* **Problem description**: Without the pictures, set down every line of the data exactly.

* **Recorded data**:

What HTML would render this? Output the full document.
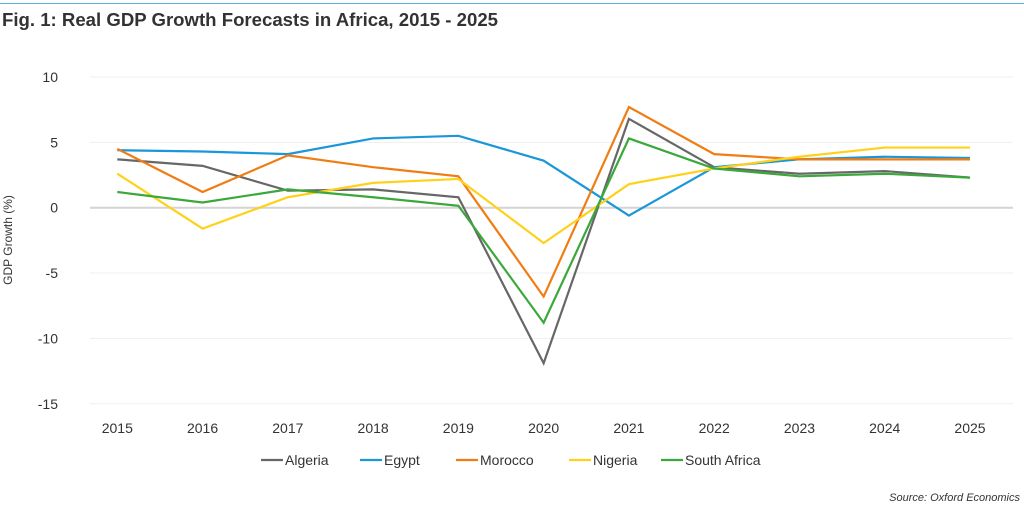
<!DOCTYPE html>
<html><head><meta charset="utf-8"><style>
body{margin:0;background:#fff;font-family:"Liberation Sans",sans-serif;}
svg{display:block}
</style></head><body>
<svg width="1024" height="512">
<line x1="0" y1="3.5" x2="1024" y2="3.5" stroke="#5fb3e3" stroke-width="1"/>
<text x="2" y="26" font-size="18.6" font-weight="bold" fill="#333">Fig. 1: Real GDP Growth Forecasts in Africa, 2015 - 2025</text>
<g id="grid"></g>
<g id="lines"></g>
<text transform="translate(12,240) rotate(-90)" text-anchor="middle" font-size="12" fill="#333">GDP Growth (%)</text>
<g id="legend"></g>
<text x="1020" y="501" text-anchor="end" font-size="11" font-style="italic" fill="#333">Source: Oxford Economics</text>
</svg>
<script>
const years=[2015,2016,2017,2018,2019,2020,2021,2022,2023,2024,2025];
const yTicks=[10,5,0,-5,-10,-15];
const seriesNames=["Algeria","Egypt","Morocco","Nigeria","South Africa"];
const seriesColors=["#676767","#1a96d9","#f07d14","#ffd11a","#3aa83a"];
const algeria=[3.7,3.2,1.3,1.4,0.8,-11.9,6.8,3.1,2.6,2.8,2.3];
const egypt=[4.4,4.3,4.1,5.3,5.5,3.6,-0.6,3.1,3.7,3.9,3.8];
const morocco=[4.5,1.2,4.0,3.1,2.4,-6.8,7.7,4.1,3.7,3.7,3.7];
const nigeria=[2.6,-1.6,0.8,1.9,2.2,-2.7,1.8,3.0,3.9,4.6,4.6];
const southAfrica=[1.2,0.4,1.4,0.8,0.15,-8.8,5.3,3.0,2.4,2.6,2.3];
const allSeries=[algeria,egypt,morocco,nigeria,southAfrica];
const NS="http://www.w3.org/2000/svg";
const x=i=>117.3+i*85.27;
const y=v=>207.7-v*13.07;
const grid=document.getElementById('grid');
yTicks.forEach(t=>{
  const l=document.createElementNS(NS,'line');
  
  
  l.setAttribute('x1',90);l.setAttribute('x2',1013);l.setAttribute('y1',y(t));l.setAttribute('y2',y(t));
  l.setAttribute('stroke',t===0?'#d4d4d4':'#efefef');l.setAttribute('stroke-width',t===0?2:1);
  grid.appendChild(l);
  const tx=document.createElementNS(NS,'text');
  
  
  tx.setAttribute('x',58);tx.setAttribute('y',y(t)+5);tx.setAttribute('text-anchor','end');
  tx.setAttribute('font-size','14');tx.setAttribute('fill','#333');tx.textContent=t;
  grid.appendChild(tx);
});
years.forEach((yr,i)=>{
  const tx=document.createElementNS(NS,'text');
  
  
  tx.setAttribute('x',x(i));tx.setAttribute('y',433);tx.setAttribute('text-anchor','middle');
  tx.setAttribute('font-size','14');tx.setAttribute('fill','#333');tx.textContent=yr;
  grid.appendChild(tx);
});
const lines=document.getElementById('lines');
allSeries.forEach((s,k)=>{
  const p=document.createElementNS(NS,'polyline');
  
  
  p.setAttribute('points',s.map((v,i)=>x(i)+','+y(v)).join(' '));
  p.setAttribute('fill','none');p.setAttribute('stroke',seriesColors[k]);p.setAttribute('stroke-width',2.2);
  lines.appendChild(p);
});
const legend=document.getElementById('legend');
const lx=[261,360,456,569,661];
seriesNames.forEach((n,k)=>{
  const g=document.createElementNS(NS,'g');
  
  
  const l=document.createElementNS(NS,'line');
  l.setAttribute('x1',lx[k]);l.setAttribute('x2',lx[k]+22);l.setAttribute('y1',460);l.setAttribute('y2',460);
  l.setAttribute('stroke',seriesColors[k]);l.setAttribute('stroke-width',2.2);
  const t=document.createElementNS(NS,'text');
  t.setAttribute('x',lx[k]+24);t.setAttribute('y',465);t.setAttribute('font-size','14');t.setAttribute('fill','#333');
  t.textContent=n;
  g.appendChild(l);g.appendChild(t);legend.appendChild(g);
});
</script>
</body></html>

* **Response to this task**:
What HTML would render this? Output the full document.
<!DOCTYPE html>
<html><head><meta charset="utf-8"><style>
body{margin:0;background:#fff;font-family:"Liberation Sans",sans-serif;}
svg{display:block}
</style></head><body>
<svg width="1024" height="512">
<line x1="0" y1="3.5" x2="1024" y2="3.5" stroke="#5fb3e3" stroke-width="1"/>
<text x="2" y="26" font-size="18.6" font-weight="bold" fill="#333">Fig. 1: Real GDP Growth Forecasts in Africa, 2015 - 2025</text>
<g id="grid"></g>
<g id="lines"></g>
<text transform="translate(12,240) rotate(-90)" text-anchor="middle" font-size="12" fill="#333">GDP Growth (%)</text>
<g id="legend"></g>
<text x="1020" y="501" text-anchor="end" font-size="11" font-style="italic" fill="#333">Source: Oxford Economics</text>
</svg>
<script>
const years=[2015,2016,2017,2018,2019,2020,2021,2022,2023,2024,2025];
const yTicks=[10,5,0,-5,-10,-15];
const seriesNames=["Algeria","Egypt","Morocco","Nigeria","South Africa"];
const seriesColors=["#676767","#1a96d9","#f07d14","#ffd11a","#3aa83a"];
const algeria=[3.7,3.2,1.3,1.4,0.8,-11.9,6.8,3.1,2.6,2.8,2.3];
const egypt=[4.4,4.3,4.1,5.3,5.5,3.6,-0.6,3.1,3.7,3.9,3.8];
const morocco=[4.5,1.2,4.0,3.1,2.4,-6.8,7.7,4.1,3.7,3.7,3.7];
const nigeria=[2.6,-1.6,0.8,1.9,2.2,-2.7,1.8,3.0,3.9,4.6,4.6];
const southAfrica=[1.2,0.4,1.4,0.8,0.15,-8.8,5.3,3.0,2.4,2.6,2.3];
const allSeries=[algeria,egypt,morocco,nigeria,southAfrica];
const NS="http://www.w3.org/2000/svg";
const x=i=>117.3+i*85.27;
const y=v=>207.7-v*13.07;
const grid=document.getElementById('grid');
yTicks.forEach(t=>{
  const l=document.createElementNS(NS,'line');
  
  
  l.setAttribute('x1',90);l.setAttribute('x2',1013);l.setAttribute('y1',y(t));l.setAttribute('y2',y(t));
  l.setAttribute('stroke',t===0?'#d4d4d4':'#efefef');l.setAttribute('stroke-width',t===0?2:1);
  grid.appendChild(l);
  const tx=document.createElementNS(NS,'text');
  
  
  tx.setAttribute('x',58);tx.setAttribute('y',y(t)+5);tx.setAttribute('text-anchor','end');
  tx.setAttribute('font-size','14');tx.setAttribute('fill','#333');tx.textContent=t;
  grid.appendChild(tx);
});
years.forEach((yr,i)=>{
  const tx=document.createElementNS(NS,'text');
  
  
  tx.setAttribute('x',x(i));tx.setAttribute('y',433);tx.setAttribute('text-anchor','middle');
  tx.setAttribute('font-size','14');tx.setAttribute('fill','#333');tx.textContent=yr;
  grid.appendChild(tx);
});
const lines=document.getElementById('lines');
allSeries.forEach((s,k)=>{
  const p=document.createElementNS(NS,'polyline');
  
  
  p.setAttribute('points',s.map((v,i)=>x(i)+','+y(v)).join(' '));
  p.setAttribute('fill','none');p.setAttribute('stroke',seriesColors[k]);p.setAttribute('stroke-width',2.2);
  lines.appendChild(p);
});
const legend=document.getElementById('legend');
const lx=[261,360,456,569,661];
seriesNames.forEach((n,k)=>{
  const g=document.createElementNS(NS,'g');
  
  
  const l=document.createElementNS(NS,'line');
  l.setAttribute('x1',lx[k]);l.setAttribute('x2',lx[k]+22);l.setAttribute('y1',460);l.setAttribute('y2',460);
  l.setAttribute('stroke',seriesColors[k]);l.setAttribute('stroke-width',2.2);
  const t=document.createElementNS(NS,'text');
  t.setAttribute('x',lx[k]+24);t.setAttribute('y',465);t.setAttribute('font-size','14');t.setAttribute('fill','#333');
  t.textContent=n;
  g.appendChild(l);g.appendChild(t);legend.appendChild(g);
});
</script>
</body></html>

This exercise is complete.